Isao Takahata is, more than six years after his death, best remembered for co-founding the legendary anime house Studio Ghibli and directing some of its most interesting films. If his stablemate and co-founder Hayao Miyazaki was best known for his sheer consistent quality and aesthetic, Takahata’s work was typified by his inventiveness. Eschewing the exact consistency that brought Miyazaki such unparalleled acclaimed, Takahata would innovate. He would capably mix genres as well as styles, creating works that were perhaps less remarkable but certainly more challenging.
Another aspect of Takahata’s career that separated it from Miyazaki’s was its longevity. Miyazaki only made his film directing debut in 1979 with The Castle of Cagliostro. Takahata pre-dated him by 11 years with the animated fantasy The Great Adventure of Horus, Prince of the Sun (1968).
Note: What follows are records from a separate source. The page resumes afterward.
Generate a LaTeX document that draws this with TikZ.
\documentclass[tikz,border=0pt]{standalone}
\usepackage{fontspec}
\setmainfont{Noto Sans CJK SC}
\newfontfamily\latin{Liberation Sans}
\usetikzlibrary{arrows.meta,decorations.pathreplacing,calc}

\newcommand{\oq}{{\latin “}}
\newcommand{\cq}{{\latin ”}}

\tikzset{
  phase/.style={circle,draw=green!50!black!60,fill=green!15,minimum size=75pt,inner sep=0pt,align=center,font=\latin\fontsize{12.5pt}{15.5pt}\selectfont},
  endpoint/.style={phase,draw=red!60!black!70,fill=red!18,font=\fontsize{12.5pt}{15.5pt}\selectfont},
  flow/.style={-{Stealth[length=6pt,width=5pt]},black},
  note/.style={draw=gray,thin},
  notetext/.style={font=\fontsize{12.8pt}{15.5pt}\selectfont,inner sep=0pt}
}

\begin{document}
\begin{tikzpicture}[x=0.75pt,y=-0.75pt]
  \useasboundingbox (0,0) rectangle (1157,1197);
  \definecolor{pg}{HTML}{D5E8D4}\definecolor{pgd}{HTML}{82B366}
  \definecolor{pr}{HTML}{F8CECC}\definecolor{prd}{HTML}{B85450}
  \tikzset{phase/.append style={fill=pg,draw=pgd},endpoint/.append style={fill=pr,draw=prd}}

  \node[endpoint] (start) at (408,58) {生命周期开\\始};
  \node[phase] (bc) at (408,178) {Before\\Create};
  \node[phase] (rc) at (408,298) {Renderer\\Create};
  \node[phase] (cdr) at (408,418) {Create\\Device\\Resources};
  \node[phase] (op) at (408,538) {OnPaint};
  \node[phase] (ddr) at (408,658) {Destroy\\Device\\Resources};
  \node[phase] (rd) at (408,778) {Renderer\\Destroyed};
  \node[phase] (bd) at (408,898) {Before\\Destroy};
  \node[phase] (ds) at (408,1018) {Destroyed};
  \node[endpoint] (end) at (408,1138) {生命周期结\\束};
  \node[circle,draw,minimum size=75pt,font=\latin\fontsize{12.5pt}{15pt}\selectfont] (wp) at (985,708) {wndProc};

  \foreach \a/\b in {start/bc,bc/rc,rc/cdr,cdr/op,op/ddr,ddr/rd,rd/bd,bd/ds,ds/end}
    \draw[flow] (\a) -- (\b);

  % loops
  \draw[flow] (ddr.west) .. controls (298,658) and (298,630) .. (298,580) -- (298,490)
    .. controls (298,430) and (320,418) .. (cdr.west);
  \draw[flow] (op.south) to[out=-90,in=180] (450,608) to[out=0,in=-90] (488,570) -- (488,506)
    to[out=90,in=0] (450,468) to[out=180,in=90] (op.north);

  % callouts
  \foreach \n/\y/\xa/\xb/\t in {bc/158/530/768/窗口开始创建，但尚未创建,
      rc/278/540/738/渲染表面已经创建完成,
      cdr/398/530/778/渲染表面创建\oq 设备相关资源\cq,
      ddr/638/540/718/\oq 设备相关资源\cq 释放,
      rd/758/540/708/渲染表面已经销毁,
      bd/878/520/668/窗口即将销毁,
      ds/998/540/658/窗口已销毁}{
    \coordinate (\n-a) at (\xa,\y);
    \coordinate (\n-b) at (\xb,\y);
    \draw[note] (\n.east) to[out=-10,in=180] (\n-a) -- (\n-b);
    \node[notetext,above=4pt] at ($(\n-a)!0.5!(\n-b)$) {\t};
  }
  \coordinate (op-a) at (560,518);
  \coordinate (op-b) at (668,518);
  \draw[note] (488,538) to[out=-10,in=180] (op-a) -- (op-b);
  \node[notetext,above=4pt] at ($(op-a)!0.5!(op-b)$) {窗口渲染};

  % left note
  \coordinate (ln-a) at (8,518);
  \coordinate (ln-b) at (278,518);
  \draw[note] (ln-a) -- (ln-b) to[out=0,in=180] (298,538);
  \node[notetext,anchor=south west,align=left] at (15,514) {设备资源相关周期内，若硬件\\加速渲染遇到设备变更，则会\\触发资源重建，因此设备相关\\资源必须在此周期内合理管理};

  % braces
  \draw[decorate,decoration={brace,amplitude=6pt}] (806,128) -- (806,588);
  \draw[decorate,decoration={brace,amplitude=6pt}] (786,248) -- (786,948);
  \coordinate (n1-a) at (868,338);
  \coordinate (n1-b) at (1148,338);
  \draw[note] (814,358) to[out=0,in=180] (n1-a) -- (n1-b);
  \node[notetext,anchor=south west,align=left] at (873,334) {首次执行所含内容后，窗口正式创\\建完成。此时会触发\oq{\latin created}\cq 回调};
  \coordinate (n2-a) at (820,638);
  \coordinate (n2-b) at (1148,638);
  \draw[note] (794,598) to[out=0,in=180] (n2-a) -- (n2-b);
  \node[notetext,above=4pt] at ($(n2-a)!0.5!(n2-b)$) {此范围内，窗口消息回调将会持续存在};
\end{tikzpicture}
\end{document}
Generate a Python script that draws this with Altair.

A young boy pulls an enchanted sword from a stone giant, setting off a mythical journey to an icy village, and the magical demon lord Grunwald who threatens its safety. It is a relatively simply storyline, albeit one given a few wrinkles by supporting characters and subplots. Its origins lie in a puppet play by screenwriter Kazuo Fukazawa, and that in turn was inspired by Ainu folklore from northern Japan. The film’s odd cultural setting (Norse scenery, but an Egyptian protagonist name) is a result of separating the production from its indigenous origins and thus avoiding any accusations of cultural appropriation. Of course, in retrospect it is obvious that stripping an Ainu legend of its cultural background and recycling it as mass entertainment is exactly the kind of appropriation its makers sought to avoid.
It is on a technical level that Takahata’s film impresses. Hand-drawn animation was largely developed in a limited fashion, either reducing the number of individual frames drawn of each character or – more commonly – limiting what elements of a character would move at all. Limited animation dominates anime to this day, reflecting not only savvy cost-cutting measures but also the relatively static nature of classical Japanese cinema.
Here Takahata is more often than not fully animating the films action, so that each key character moves every part of their body on a frame-by-frame basis. It is an expensive and time-consuming option, but one that give Horus an enormous sense of motion. It is reminiscent of any number of American productions from the 1930s, which shared a similar sense of constant motion. In this case it brings the film to life wonderfully, balancing stark and simplistic backgrounds in the process. Watch other anime from the 1960s and it can be a slightly challenging process. Watch Horus in action, and it is surprising how little it has comparatively aged.
The film has aged better, but it has still aged. Audiences today will likely warm to Takahata’s later films, including Pom Poko, Grave of the Fireflies, and Only Yesterday, well before they are likely to give it a chance. For Studio Ghibli enthusiasts it is as close to essential viewing as one can get: a chance to see that beloved institutions earliest origins on the silver screen.